Via Margutta is a small street in the centre of Rome, in the Campo Marzio district. It is located at the foot of the Pincio hills, a place of art galleries and trendy restaurants, that in the past housed craft workshops and stables. It is parallel to Via del Babuino, a street that goes from Piazza del Popolo to Piazza di Spagna.
In the 17th century, Orazio Gentileschi and his daughter Artemisia had their studio on this street. In the following years, a number of artists from all over the world came to stay in the houses that overlook Via Margutta. Particularly significant in the 17th century was the presence of Flemish painters in love with the Roman countryside, proposing it to the whole world, among which we remember Pietro Paolo Rubens. At the beginning of the 20th century, it was the house of the painter Augusto Mussini and Gregorio Maltzef. Other painters lived in the vicinities of Via Margutta: Nicolas Poussing, Jusepe de Ribera, Gaspar van Wittel, Pier Leone Ghezzi and Pablo Picasso.

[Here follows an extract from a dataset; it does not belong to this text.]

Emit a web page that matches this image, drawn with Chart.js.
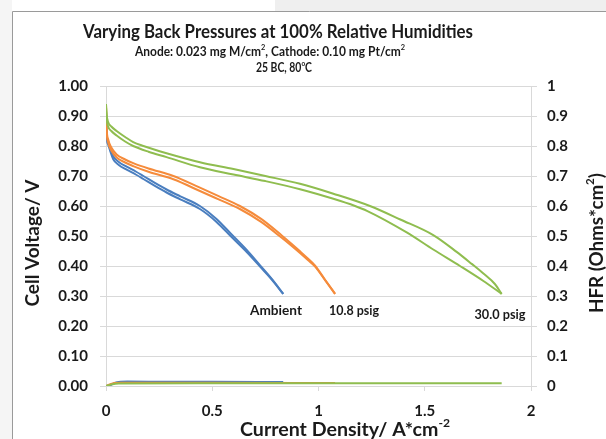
<!DOCTYPE html>
<html>
<head>
<meta charset="utf-8">
<script src="https://cdn.jsdelivr.net/npm/chart.js@4/dist/chart.umd.min.js"></script>
<style>
html,body{margin:0;padding:0;background:#fff;overflow:hidden;}
#wrap{position:relative;width:606px;height:439px;}
canvas{position:absolute;left:0;top:0;}
</style>
</head>
<body>
<div id="wrap"><canvas id="c" width="606" height="439"></canvas></div>
<script>
// ---- Data ----
const xTicks = [0, 0.5, 1, 1.5, 2];
const pressureLabels = ["Ambient", "10.8 psig", "30.0 psig"];

// Ambient – two sweeps
const ambientJ   = [0, 0.003, 0.01, 0.02, 0.034, 0.06, 0.097, 0.14, 0.176, 0.23, 0.285, 0.35, 0.442, 0.52, 0.59, 0.66, 0.725, 0.78, 0.834];
const ambientV1  = [0.92, 0.84, 0.815, 0.793, 0.766, 0.747, 0.731, 0.715, 0.70, 0.677, 0.655, 0.632, 0.60, 0.557, 0.506, 0.455, 0.402, 0.357, 0.307];
const ambientV2  = [0.91, 0.83, 0.805, 0.783, 0.756, 0.737, 0.721, 0.705, 0.69, 0.667, 0.645, 0.622, 0.59, 0.547, 0.497, 0.448, 0.398, 0.355, 0.307];

// 10.8 psig – two sweeps
const psig108J   = [0, 0.003, 0.011, 0.025, 0.05, 0.09, 0.128, 0.2, 0.317, 0.442, 0.53, 0.63, 0.73, 0.827, 0.87, 0.913, 0.95, 0.983, 1.03, 1.078];
const psig108V1  = [0.94, 0.86, 0.82, 0.795, 0.772, 0.755, 0.743, 0.725, 0.70, 0.661, 0.633, 0.60, 0.557, 0.502, 0.476, 0.449, 0.425, 0.402, 0.355, 0.307];
const psig108V2  = [0.93, 0.85, 0.81, 0.785, 0.762, 0.745, 0.733, 0.714, 0.689, 0.65, 0.622, 0.59, 0.547, 0.494, 0.469, 0.443, 0.42, 0.399, 0.354, 0.307];

// 30.0 psig – two sweeps
const psig300J1  = [0, 0.003, 0.01, 0.025, 0.05, 0.09, 0.128, 0.176, 0.285, 0.442, 0.6, 0.75, 0.913, 1.07, 1.242, 1.385, 1.54, 1.65, 1.721, 1.776, 1.83, 1.862];
const psig300V1  = [0.94, 0.905, 0.88, 0.865, 0.85, 0.83, 0.813, 0.80, 0.776, 0.746, 0.723, 0.70, 0.674, 0.641, 0.60, 0.555, 0.503, 0.447, 0.407, 0.375, 0.34, 0.307];
const psig300J2  = [0, 0.003, 0.01, 0.025, 0.05, 0.09, 0.128, 0.2, 0.285, 0.442, 0.6, 0.75, 0.913, 1.07, 1.172, 1.228, 1.415, 1.54, 1.666, 1.776, 1.862];
const psig300V2  = [0.93, 0.89, 0.865, 0.85, 0.835, 0.815, 0.80, 0.781, 0.763, 0.729, 0.705, 0.683, 0.656, 0.624, 0.60, 0.584, 0.512, 0.455, 0.40, 0.35, 0.307];

// HFR (right axis)
const hfrAmbientJ = [0, 0.02, 0.04, 0.07, 0.1, 0.3, 0.5, 0.834];
const hfrAmbient  = [0, 0.003, 0.01, 0.014, 0.015, 0.014, 0.014, 0.013];
const hfr108J     = [0, 0.02, 0.04, 0.07, 0.5, 1.078];
const hfr108      = [0, 0.006, 0.01, 0.011, 0.011, 0.010];
const hfr300J     = [0, 0.03, 0.06, 0.5, 1.0, 1.862];
const hfr300      = [0, 0.006, 0.008, 0.009, 0.009, 0.009];

// ---- Styling ----
const BLUE = '#4a7ebf', ORANGE = '#f58b3b', GREEN = '#8fbd4f';
const GRID = '#d9d9d9', TXT = '#1a1a1a';
const FONT = 'Lato, "Open Sans", sans-serif';

const pts = (xs, ys) => xs.map((x, i) => ({x: x, y: ys[i]}));
const line = (data, color, axis) => ({
  data: data, borderColor: color, backgroundColor: color, showLine: true,
  pointRadius: 0, borderWidth: 2, cubicInterpolationMode: 'monotone',
  yAxisID: axis || 'y', fill: false
});

// draws text (with optional superscripts), squeezed horizontally to a target width
function drawRich(ctx, parts, x, y, size, width) {
  let total = 0;
  const widths = parts.map(p => {
    ctx.font = 'bold ' + (p[1] ? size * 0.62 : size) + 'px ' + FONT;
    const w = ctx.measureText(p[0]).width; total += w; return w;
  });
  const sx = width ? width / total : 1;
  ctx.save();
  ctx.translate(x, y);
  ctx.scale(sx, 1);
  let cx = -total / 2;
  parts.forEach((p, i) => {
    ctx.font = 'bold ' + (p[1] ? size * 0.62 : size) + 'px ' + FONT;
    ctx.fillText(p[0], cx, p[1] ? -size * 0.38 : 0);
    cx += widths[i];
  });
  ctx.restore();
}

const textPlugin = {
  id: 'texts',
  afterDraw(chart) {
    const ctx = chart.ctx;
    const xs = chart.scales.x, ys = chart.scales.y;
    ctx.save();
    ctx.fillStyle = TXT;
    ctx.textAlign = 'left';
    ctx.textBaseline = 'middle';
    drawRich(ctx, [["Varying Back Pressures at 100% Relative Humidities"]], 278, 32, 19, 390);
    drawRich(ctx, [["Anode: 0.023 mg M/cm"], ["2", 1], [", Cathode: 0.10 mg Pt/cm"], ["2", 1]], 270, 52, 13.5, 270);
    drawRich(ctx, [["25 BC, 80"], ["o", 1], ["C"]], 284, 68, 13.5, 56);
    drawRich(ctx, [["Current Density/ A*cm"], ["-2", 1]], 345, 430, 19, 210);
    ctx.save(); ctx.translate(33, 243); ctx.rotate(-Math.PI / 2);
    drawRich(ctx, [["Cell Voltage/ V"]], 0, 0, 19, 127);
    ctx.restore();
    ctx.save(); ctx.translate(597, 243); ctx.rotate(-Math.PI / 2);
    drawRich(ctx, [["HFR (Ohms*cm"], ["2", 1], [")"]], 0, 0, 19, 140);
    ctx.restore();
    const lblJ = [0.80, 1.167, 1.854], lblV = [0.25, 0.25, 0.237], lblW = [52, 50, 51];
    pressureLabels.forEach((t, i) => {
      drawRich(ctx, [[t]], xs.getPixelForValue(lblJ[i]), ys.getPixelForValue(lblV[i]), 13, lblW[i]);
    });
    ctx.restore();
  },
  beforeDraw(chart) {
    const ctx = chart.ctx;
    ctx.save();
    ctx.fillStyle = '#ffffff'; ctx.fillRect(0, 0, 606, 439);
    ctx.fillStyle = '#efefef'; ctx.fillRect(275, 0, 331, 11);
    ctx.fillStyle = '#f5f5f5'; ctx.fillRect(0, 0, 12, 439);
    ctx.strokeStyle = '#9a9a9a'; ctx.lineWidth = 1;
    ctx.beginPath(); ctx.moveTo(12.5, 439); ctx.lineTo(12.5, 11.5); ctx.lineTo(606, 11.5); ctx.stroke();
    ctx.restore();
  }
};

const tickFont = {family: FONT, size: 15, weight: 'bold'};

new Chart(document.getElementById('c'), {
  type: 'scatter',
  data: {
    datasets: [
      line(pts(psig300J1, psig300V1), GREEN),
      line(pts(psig300J2, psig300V2), GREEN),
      line(pts(psig108J, psig108V1), ORANGE),
      line(pts(psig108J, psig108V2), ORANGE),
      line(pts(ambientJ, ambientV1), BLUE),
      line(pts(ambientJ, ambientV2), BLUE),
      line(pts(hfr300J, hfr300), GREEN, 'y2'),
      line(pts(hfr108J, hfr108), ORANGE, 'y2'),
      line(pts(hfrAmbientJ, hfrAmbient), BLUE, 'y2')
    ]
  },
  options: {
    responsive: false, animation: false, devicePixelRatio: 1,
    layout: {padding: {top: 86, left: 0, right: 0, bottom: 0}},
    plugins: {legend: {display: false}, tooltip: {enabled: false}, title: {display: false}},
    scales: {
      x: {
        type: 'linear', min: 0, max: 2,
        afterBuildTicks: s => { s.ticks = xTicks.map(v => ({value: v})); },
        ticks: {font: tickFont, color: TXT, padding: 11, maxRotation: 0, callback: v => String(v)},
        grid: {drawOnChartArea: false, drawTicks: true, tickLength: 5, color: GRID},
        border: {color: GRID},
        afterFit: s => { s.height = 53; }
      },
      y: {
        position: 'left', min: 0, max: 1,
        ticks: {stepSize: 0.1, font: tickFont, color: TXT, padding: 12, callback: v => v.toFixed(2)},
        grid: {color: GRID, tickLength: 6},
        border: {color: GRID},
        afterFit: s => { s.width = 106; }
      },
      y2: {
        position: 'right', min: 0, max: 1,
        ticks: {stepSize: 0.1, font: tickFont, color: TXT, padding: 10, callback: v => String(Math.round(v * 10) / 10)},
        grid: {drawOnChartArea: false, color: GRID, tickLength: 6},
        border: {color: GRID},
        afterFit: s => { s.width = 75; }
      }
    }
  },
  plugins: [textPlugin]
});
</script>
</body>
</html>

In recent years, the sculptor Antonio Canova also wanted to set up one of his studios on this street.
In the 1950s, after the film Roman Holiday, it became an exclusive street, residence of famous people, including director Federico Fellini, the actresses Giulietta Masina and Anna Magnani, the painter Giorgio de Chirico and Renato Guttuso and the writer Gianni Rodari.
Today, Via Margutta is the headquarters of many art galleries, but it remains a quiet street where one can relive extraordinary Roman suggestions and atmospheres of other times.